Charts and diagrams as code:
────────────────────────────────────────
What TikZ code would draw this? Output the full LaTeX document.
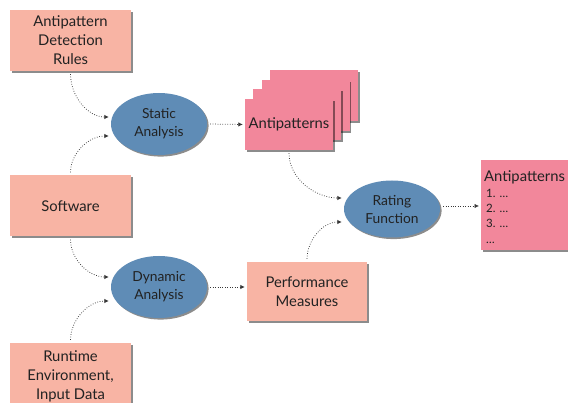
\documentclass[tikz,border=0pt]{standalone}
\usepackage{fontspec}
\setmainfont{Lato}
\usetikzlibrary{shapes.geometric,shadows,arrows.meta}
\definecolor{salmon}{HTML}{F8B4A4}
\definecolor{rose}{HTML}{F2879B}
\definecolor{steel}{HTML}{5F8CB6}
\definecolor{ink}{HTML}{222222}

\begin{document}
\begin{tikzpicture}[
  x=1pt, y=-1pt,
  font=\fontsize{14.8}{19}\selectfont, text=ink,
  shade/.style={drop shadow={shadow xshift=1.6pt, shadow yshift=-1.6pt, fill=black, opacity=0.45}},
  inbox/.style={rectangle, fill=salmon, shade, minimum width=121pt, minimum height=61pt, inner sep=0pt, align=center},
  outbox/.style={rectangle, fill=rose, shade, minimum width=88pt, minimum height=51pt, inner sep=0pt, align=center},
  step ellipse/.style={ellipse, fill=steel, shade, minimum width=96pt, minimum height=62pt, inner sep=0pt, align=center,
    font=\fontsize{13.8}{18}\selectfont},
  flow/.style={line width=0.75pt, dash pattern=on 0.75pt off 1.7pt, ink!90, -{Latex[length=4.5pt, width=4.5pt]},
    shorten <=3pt, shorten >=2pt},
]
\useasboundingbox (0,0) rectangle (568,403);

% inputs
\node [inbox] (rules) at (70.5,40.5) {Antipattern\\Detection\\Rules};
\node [inbox] (software) at (70.5,206) {Software};
\node [inbox, minimum height=66pt] (runtime) at (70.5,376) {Runtime\\Environment,\\Input Data};

% analyses
\node [step ellipse] (static) at (159,124) {Static\\Analysis};
\node [step ellipse] (dynamic) at (159,287) {Dynamic\\Analysis};
\node [step ellipse, minimum height=57pt] (rating) at (392,209) {Rating\\Function};

% stacked antipattern sheets
\node [outbox] (sheet3) at (314,96) {};
\node [outbox] (sheet2) at (305.7,105.5) {};
\node [outbox] (sheet1) at (297.3,115) {};
\node [outbox] (antipatterns) at (289,124.5) {Antipatterns};

\node [inbox, minimum width=120pt, minimum height=59pt] (perf) at (307,291.5) {Performance\\Measures};

\node [outbox, anchor=north west, inner sep=0pt, align=left] (result) at (481,160)
  {\parbox[c][90pt][t]{92pt}{\vspace{10pt}\hspace*{3pt}\fontsize{14.8}{17}\selectfont Antipatterns\\[1pt]
   \fontsize{11.5}{15.3}\selectfont\hspace*{5pt}1. \dots\\\hspace*{5pt}2. \dots\\\hspace*{5pt}3. \dots\\\hspace*{5pt}\dots}};

% connectors
\draw [flow] (rules.south) to [out=-90, in=180] ([yshift=7pt]static.west);
\draw [flow] (software.north) to [out=90, in=180] ([yshift=-12pt]static.west);
\draw [flow] (software.south) to [out=-90, in=180] ([yshift=10pt]dynamic.west);
\draw [flow] (runtime.north) to [out=90, in=180] ([yshift=-14pt]dynamic.west);
\draw [flow] (static.east) -- (antipatterns.west);
\draw [flow] (dynamic.east) -- (dynamic.east -| perf.west);
\draw [flow] (antipatterns.south) to [out=-90, in=180] ([yshift=11pt]rating.west);
\draw [flow] (perf.north) to [out=90, in=180] ([yshift=-13pt]rating.west);
\draw [flow] ([yshift=3pt]rating.east) -- ([yshift=3pt]rating.east -| result.west);
\end{tikzpicture}
\end{document}
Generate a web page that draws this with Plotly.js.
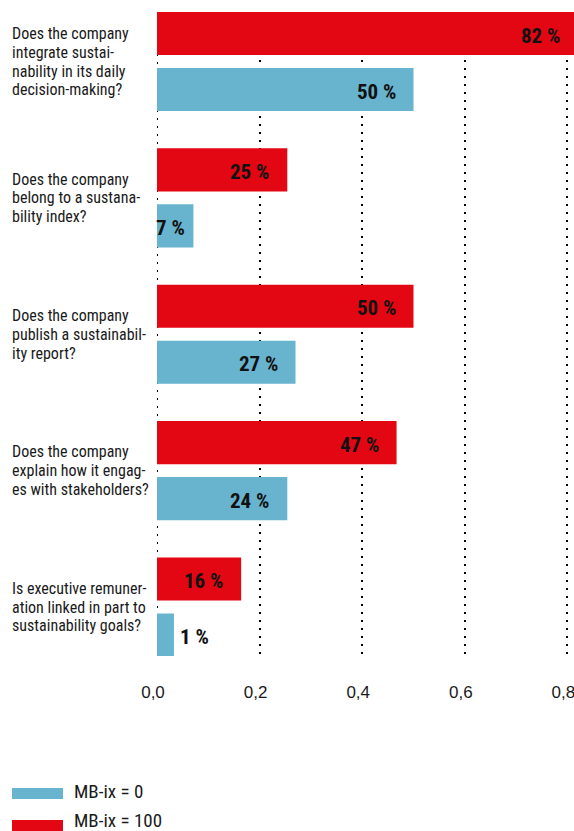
<!DOCTYPE html>
<html>
<head>
<meta charset="utf-8">
<script src="https://cdn.plot.ly/plotly-3.0.1.min.js"></script>
<style>
html, body { margin: 0; padding: 0; overflow: hidden; background: #fff; }
#chart { width: 580px; height: 831px; }
</style>
</head>
<body>
<div id="chart"></div>
<script>
// ---- data ----
var categories = [
  "Does the company<br>integrate sustai-<br>nability in its daily<br>decision-making?",
  "Does the company<br>belong to a sustana-<br>bility index?",
  "Does the company<br>publish a sustainabil-<br>ity report?",
  "Does the company<br>explain how it engag-<br>es with stakeholders?",
  "Is executive remuner-<br>ation linked in part to<br>sustainability goals?"
];
var seriesNames = ["MB-ix = 100", "MB-ix = 0"];
var mb100Values = [0.82, 0.254, 0.50, 0.467, 0.164];
var mb0Values = [0.50, 0.071, 0.27, 0.254, 0.033];
var mb100Labels = ["82 %", "25 %", "50 %", "47 %", "16 %"];
var mb0Labels = ["50 %", "7 %", "27 %", "24 %", "1 %"];
var tickValues = [0, 0.2, 0.4, 0.6, 0.8];

// ---- styles ----
var RED = "#e30613";
var BLUE = "#68b4cf";
var COND = "Roboto Condensed, DejaVu Sans Condensed, sans-serif";
var W = 580, H = 831;
var L = 157, T = 12, B = 175, R = 0;
var plotW = W - L - R, plotH = H - T - B;
var PXPERUNIT = 513;
var DOTS = "2px,6px";

function px2x(p) { return (p - L) / plotW; }
function py2y(p) { return (H - B - p) / plotH; }

var traces = [
  { type: "bar", orientation: "h", name: seriesNames[0], y: categories, x: mb100Values,
    marker: { color: RED }, hoverinfo: "skip" },
  { type: "bar", orientation: "h", name: seriesNames[1], y: categories, x: mb0Values,
    marker: { color: BLUE }, hoverinfo: "skip" }
];

var annotations = [];
function addLabels(values, labels, shiftY) {
  for (var i = 0; i < values.length; i++) {
    var v = values[i];
    var a = { x: v, y: categories[i], xref: "x", yref: "y", text: labels[i], showarrow: false,
      yanchor: "middle", yshift: shiftY,
      font: { family: COND, size: 21, color: "#111111", weight: "bold" } };
    if (v >= 0.12) { a.xanchor = "right"; a.xshift = -16; }
    else if (v >= 0.05) { a.xanchor = "right"; a.xshift = -6; }
    else { a.xanchor = "left"; a.xshift = 4; }
    annotations.push(a);
  }
}
addLabels(mb100Values, mb100Labels, 28 - 2);
addLabels(mb0Values, mb0Labels, -28 - 2);

// legend (drawn manually: blue first, then red)
var legendItems = [
  { name: seriesNames[1], color: BLUE, top: 788, bottom: 799, textY: 791.5 },
  { name: seriesNames[0], color: RED, top: 820, bottom: 831, textY: 821 }
];
var shapes = [
  // dotted line at x = 0 (grid line at the axis start)
  { type: "line", xref: "x", yref: "paper", x0: 0, x1: 0, y0: 0, y1: 1, layer: "below",
    line: { color: "#000000", width: 2, dash: DOTS } }
];
legendItems.forEach(function (it) {
  shapes.push({ type: "rect", xref: "paper", yref: "paper",
    x0: px2x(12), x1: px2x(63), y0: py2y(it.bottom), y1: py2y(it.top),
    fillcolor: it.color, line: { width: 0 } });
  annotations.push({ xref: "paper", yref: "paper", x: px2x(72), y: py2y(it.textY),
    xanchor: "left", yanchor: "middle", showarrow: false, text: it.name,
    font: { family: COND, size: 19, color: "#1a1a1a" } });
});

var s = (607 - 61.5) / 4;
var layout = {
  width: W, height: H,
  margin: { l: L, r: R, t: T, b: B, pad: 0 },
  paper_bgcolor: "#ffffff", plot_bgcolor: "#ffffff",
  barmode: "group", bargap: 0.1787, bargroupgap: 0.232,
  showlegend: false,
  separators: ",.",
  xaxis: {
    range: [0, plotW / PXPERUNIT], autorange: false,
    tickvals: tickValues, tickformat: ".1f",
    showgrid: true, gridcolor: "#000000", gridwidth: 2, griddash: DOTS,
    zeroline: false, showline: false, ticks: "",
    ticklabelstandoff: 24, ticklabelshift: -4,
    tickfont: { family: "Liberation Sans, Arial, sans-serif", size: 17, color: "#1a1a1a" },
    automargin: false, fixedrange: true
  },
  yaxis: {
    type: "category",
    range: [4 + (656 - 607) / s, -(61.5 - 12) / s], autorange: false,
    showgrid: false, zeroline: false, showline: false, ticks: "",
    tickfont: { family: COND, size: 16, color: "#1a1a1a" },
    automargin: false, fixedrange: true
  },
  annotations: annotations,
  shapes: shapes
};

// left-align the multi-line category labels, with a tighter leading than Plotly's default
function fixLabels(gd) {
  var texts = gd.querySelectorAll("g.ytick text");
  texts.forEach(function (t) {
    var lines = t.querySelectorAll("tspan.line");
    if (!lines.length) return;
    var b1 = t.getBBox();
    var c1 = b1.y + b1.height / 2;
    lines.forEach(function (l, i) { l.setAttribute("dy", (i * 1.18) + "em"); });
    t.setAttribute("text-anchor", "start");
    var b2 = t.getBBox();
    var c2 = b2.y + b2.height / 2;
    var y = parseFloat(t.getAttribute("y")) + (c1 - c2);
    var ctm = t.getScreenCTM();
    var x = (12 - ctm.e) / ctm.a;
    t.setAttribute("x", x); t.setAttribute("y", y);
    lines.forEach(function (l) { l.setAttribute("x", x); l.setAttribute("y", y); });
  });
}

Plotly.newPlot("chart", traces, layout, { staticPlot: true, responsive: false, displayModeBar: false })
  .then(function (gd) { fixLabels(gd); });
</script>
</body>
</html>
────────────────────────────────────────
### WORK INSTRUCTIONS
Write out an exact copy of the listing, first line through the line containing "minimum width=120pt, minimum", with the pictures left out.

### RESPONSE FOR THIS EXERCISE
What TikZ code would draw this? Output the full LaTeX document.
\documentclass[tikz,border=0pt]{standalone}
\usepackage{fontspec}
\setmainfont{Lato}
\usetikzlibrary{shapes.geometric,shadows,arrows.meta}
\definecolor{salmon}{HTML}{F8B4A4}
\definecolor{rose}{HTML}{F2879B}
\definecolor{steel}{HTML}{5F8CB6}
\definecolor{ink}{HTML}{222222}

\begin{document}
\begin{tikzpicture}[
  x=1pt, y=-1pt,
  font=\fontsize{14.8}{19}\selectfont, text=ink,
  shade/.style={drop shadow={shadow xshift=1.6pt, shadow yshift=-1.6pt, fill=black, opacity=0.45}},
  inbox/.style={rectangle, fill=salmon, shade, minimum width=121pt, minimum height=61pt, inner sep=0pt, align=center},
  outbox/.style={rectangle, fill=rose, shade, minimum width=88pt, minimum height=51pt, inner sep=0pt, align=center},
  step ellipse/.style={ellipse, fill=steel, shade, minimum width=96pt, minimum height=62pt, inner sep=0pt, align=center,
    font=\fontsize{13.8}{18}\selectfont},
  flow/.style={line width=0.75pt, dash pattern=on 0.75pt off 1.7pt, ink!90, -{Latex[length=4.5pt, width=4.5pt]},
    shorten <=3pt, shorten >=2pt},
]
\useasboundingbox (0,0) rectangle (568,403);

% inputs
\node [inbox] (rules) at (70.5,40.5) {Antipattern\\Detection\\Rules};
\node [inbox] (software) at (70.5,206) {Software};
\node [inbox, minimum height=66pt] (runtime) at (70.5,376) {Runtime\\Environment,\\Input Data};

% analyses
\node [step ellipse] (static) at (159,124) {Static\\Analysis};
\node [step ellipse] (dynamic) at (159,287) {Dynamic\\Analysis};
\node [step ellipse, minimum height=57pt] (rating) at (392,209) {Rating\\Function};

% stacked antipattern sheets
\node [outbox] (sheet3) at (314,96) {};
\node [outbox] (sheet2) at (305.7,105.5) {};
\node [outbox] (sheet1) at (297.3,115) {};
\node [outbox] (antipatterns) at (289,124.5) {Antipatterns};

\node [inbox, minimum width=120pt, minimum height=59pt] (perf) at (307,291.5) {Performance\\Measures};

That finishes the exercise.